I wrote the poetry and the prose at different points in time, some pieces overlapped and others did not, such as some of the poems which were several years old. The varying timeframes made me consider how to organize the manuscript and how best to do it to reflect the book’s themes, content, and my experience. A friend reviewing the manuscript in the early stages of combining the text organized it into neat bounded chapters and I found myself at odds with that manuscript. I could not relate to it and was this very refusal to the boundedness of chapters that made me realize how I wanted the manuscript to be. It made me aware of the organic flow of the writing and the moments where a reader needs to catch their breath or linger. Preserving the flow of the text was key to the book reflecting the soul of the writing.


Since I was a teenage I always wrote my diaries in English and back then I did not see it as something unnatural. The confrontation or awareness came when I published my first book in Syria in English and my mother who does not know English wanted to read it. That always stuck with me, the sense that I am excluding a part of myself and my identity in writing in English. However, writing in English was never a question or a matter of consideration for me, it was a given, and it only came up at that moment when I wanted to share my poetry with my family and since the publication of Syria Fragments when I was asked more than once about why I write in English.

Language though is not the only point of fracture or confrontation. In Syria Fragments, I draw a lot from moments of is confrontation, not necessarily argument, but confrontation and dissonance. Most of these moments are my inspiration to write and convey the nuances and subtleties. Language is one aspect of this, as writing in English is not due to a lack in the Arabic language but perhaps over time the language we express best in comes to seep into us. At the same time, Arabic terms and references are present throughout the book as I draw on themes and ideas from the colloquial terms of Syria or formal Arabic terms.

Why I think this book about Syria relates to everyone? Why I think reaching out to people who may or may not be familiar with Syria will also relate to the book?

Even though the experiences are particular to me as a Syrian national and a Syrian national living in Istanbul who came as a student and then became a refugee, even if the circumstances are bound by the specificities of the context, I believe it is relevant to many people living elsewhere, people of different identities, different experience of refuge. The experience of transformation in time, or life changes in a fast and unpredicted manner is something that can be comprehended across boundaries. Even people in ‘normal’ circumstances can experience a change due to death or loss, so Syria Fragments relates to them too regardless of the boundaries of identity or region.

As a book dealing with the limitation of belonging, I move beyond the details that I am from Syria and present in Istanbul to the abstract that I am a human being exposed to all these circumstances and uncertainties.

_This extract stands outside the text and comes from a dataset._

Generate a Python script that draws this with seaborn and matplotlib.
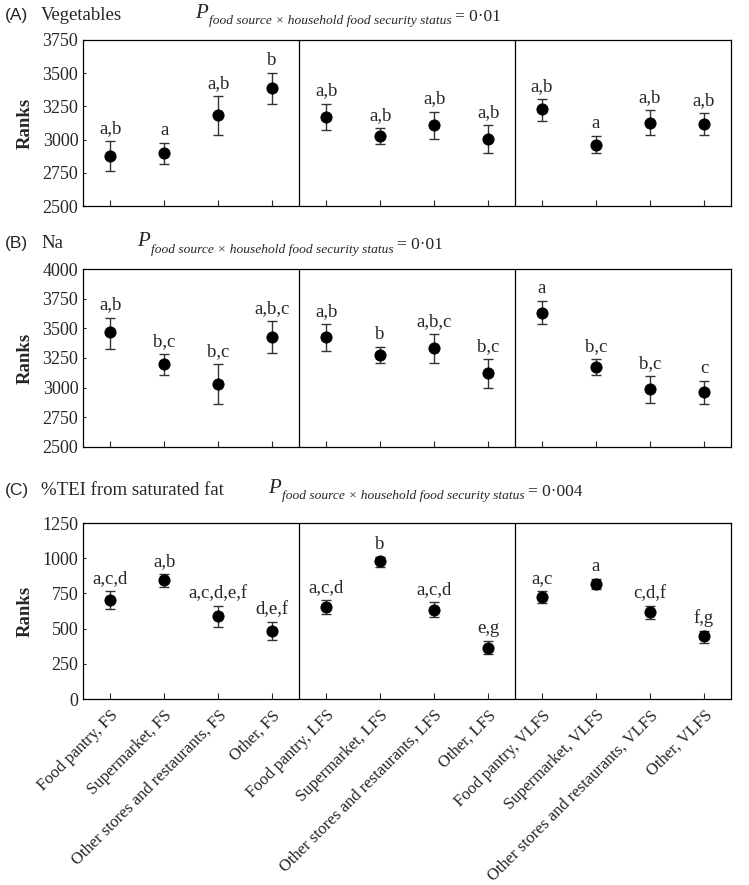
import numpy as np
import pandas as pd
import matplotlib
matplotlib.use('Agg')
import matplotlib.pyplot as plt
import seaborn as sns

categories = ['Food pantry, FS', 'Supermarket, FS', 'Other stores and restaurants, FS', 'Other, FS',
              'Food pantry, LFS', 'Supermarket, LFS', 'Other stores and restaurants, LFS', 'Other, LFS',
              'Food pantry, VLFS', 'Supermarket, VLFS', 'Other stores and restaurants, VLFS', 'Other, VLFS']

# (A) Vegetables
veg_mean = [2880, 2902, 3185, 3390, 3172, 3030, 3112, 3002, 3228, 2962, 3128, 3118]
veg_low = [2765, 2818, 3035, 3270, 3071, 2967, 3005, 2899, 3141, 2899, 3035, 3035]
veg_high = [2990, 2972, 3328, 3502, 3270, 3087, 3210, 3110, 3305, 3025, 3222, 3202]
veg_letters = ['a,b', 'a', 'a,b', 'b', 'a,b', 'a,b', 'a,b', 'a,b', 'a,b', 'a', 'a,b', 'a,b']

# (B) Na
na_mean = [3465, 3200, 3029, 3426, 3426, 3278, 3331, 3124, 3633, 3172, 2987, 2962]
na_low = [3328, 3104, 2858, 3295, 3311, 3208, 3208, 2998, 3535, 3104, 2872, 2864]
na_high = [3591, 3285, 3200, 3563, 3535, 3342, 3451, 3242, 3729, 3242, 3099, 3057]
na_letters = ['a,b', 'b,c', 'b,c', 'a,b,c', 'a,b', 'b', 'a,b,c', 'b,c', 'a', 'b,c', 'b,c', 'c']

# (C) %TEI from saturated fat
sfa_mean = [705, 845, 587, 485, 656, 978, 635, 365, 727, 817, 616, 445]
sfa_low = [639, 795, 511, 423, 604, 938, 582, 320, 682, 781, 566, 402]
sfa_high = [765, 888, 661, 549, 703, 1009, 689, 415, 769, 852, 661, 485]
sfa_letters = ['a,c,d', 'a,b', 'a,c,d,e,f', 'd,e,f', 'a,c,d', 'b', 'a,c,d', 'e,g', 'a,c', 'a', 'c,d,f', 'f,g']

panels = [
    ('(A)', 'Vegetables', '0·01', veg_mean, veg_low, veg_high, veg_letters, (2500, 3750), [2500, 2750, 3000, 3250, 3500, 3750]),
    ('(B)', 'Na', '0·01', na_mean, na_low, na_high, na_letters, (2500, 4000), [2500, 2750, 3000, 3250, 3500, 3750, 4000]),
    ('(C)', '%TEI from saturated fat', '0·004', sfa_mean, sfa_low, sfa_high, sfa_letters, (0, 1250), [0, 250, 500, 750, 1000, 1250]),
]

sns.set_style('ticks')
plt.rcParams['font.family'] = ['Liberation Serif', 'DejaVu Serif']
plt.rcParams['font.size'] = 12

fig = plt.figure(figsize=(7.49, 8.85), dpi=100)
renderer = fig.canvas.get_renderer()
boxes = [(0.111, 0.767, 0.865, 0.188), (0.111, 0.495, 0.865, 0.201), (0.111, 0.210, 0.865, 0.199)]
ptext_x = [0.260, 0.183, 0.358]
title_y = [0.983, 0.725, 0.446]
sub = 'food source \u00d7 household food security status'

for i, (tag, name, pval, mean, low, high, letters, ylim, yticks) in enumerate(panels):
    ax = fig.add_axes(boxes[i])
    df = pd.DataFrame({'cat': categories, 'mean': mean, 'low': low, 'high': high, 'lab': letters})
    x = np.arange(len(df))
    ax.errorbar(x, df['mean'], yerr=[df['mean'] - df['low'], df['high'] - df['mean']],
                fmt='none', ecolor='#333333', elinewidth=1, capsize=3.5, capthick=1, zorder=2)
    sns.scatterplot(x=x, y=df['mean'], ax=ax, color='black', s=65, edgecolor='black', zorder=3, legend=False)
    for xi, hi, lab in zip(x, df['high'], df['lab']):
        ax.annotate(lab, (xi, hi), xytext=(0, 3), textcoords='offset points',
                    ha='center', va='bottom', fontsize=13.5)
    for sep in [3.5, 7.5]:
        ax.axvline(sep, color='black', lw=0.9)
    ax.set_xlim(-0.5, 11.5)
    ax.set_ylim(*ylim)
    ax.set_yticks(yticks)
    ax.set_xticks(x)
    ax.tick_params(axis='x', direction='in', length=4, width=0.8, pad=6)
    ax.tick_params(axis='y', direction='in', length=2, width=0.8, labelsize=13)
    for s in ax.spines.values():
        s.set_linewidth(0.9)
        s.set_color('black')
    ax.set_ylabel('Ranks', fontsize=13.5, fontweight='bold', labelpad=6)
    ax.set_xlabel('')
    if i < 2:
        ax.set_xticklabels([])
    else:
        ax.set_xticklabels(categories, rotation=45, ha='right', rotation_mode='anchor', fontsize=12)

    ty = title_y[i]
    fig.text(0.007, ty, tag, fontsize=12.5, family='Liberation Sans', va='center')
    fig.text(0.055, ty, name, fontsize=13.5, va='center')
    # P with subscript and p-value, laid out piece by piece
    tp = fig.text(ptext_x[i], ty + 0.002, 'P', fontsize=15, style='italic', va='center')
    bb = tp.get_window_extent(renderer)
    x1 = bb.x1 / fig.bbox.width + 0.002
    ts = fig.text(x1, ty - 0.007, sub, fontsize=9.7, style='italic', va='center')
    bb = ts.get_window_extent(renderer)
    x2 = bb.x1 / fig.bbox.width + 0.004
    fig.text(x2, ty - 0.002, '= ' + pval, fontsize=12.5, va='center')

fig.savefig('out.png', dpi=100)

This focus on uncertainty also influenced the title as the uncertainty created by my experiences of the war and exile fragmented my reality and ties, and those of many around me. It made me reconsider what I had taken as solid ground, and so Syria Fragments is a way of highlighting that we are trying to hold the fragments together or gather them up into a semblance once more even if different from the point of initiation.

Language though is an aspect and I describe writing in English as a form of schizophrenia but while never saying, I seem to forgive myself for it since through English I communicate feelings and moments in ways perhaps I could not in Arabic in the same manner.

An avid lover of coffee, cats and Istanbul, Rana Abdulfattah is from Damascus and currently lives in Istanbul. Tiger and Clay is her first book.

About Syrian Fragments: Tiger and Clay

A moving collection of poetry and memoir by Rana Abdulfattah, a young Syrian woman writing in exile in Istanbul. In the collection, Rana charts the destructive effects of never being permitted to go home, and takes the reader on her emotional journey towards a measure of peace.

In Tiger and Clay: Syria Fragments, Rana Abdulfattah mixes poetry and prose to present her experiences of exile, love and loss in Istanbul. Abdulfattah, originally from Syria, speaks about her life in Istanbul since the start of the war in Syria. In the process, she offers an intimate insight into what it means to watch the destruction and war from afar; an insight tinged with the inescapable change that war brings.

Humanitarianism, NGOs, and the bureaucracy of legality all meet within the pages of the book as she faces them in her daily life. Istanbul in its mosques, cats and historical streets takes prime place as Abdulfattah manages to convey her love for this city that has become her home. Love and longing are intertwined throughout the book as she struggles with love lost and another regained. The book is ultimately a testament to human resilience.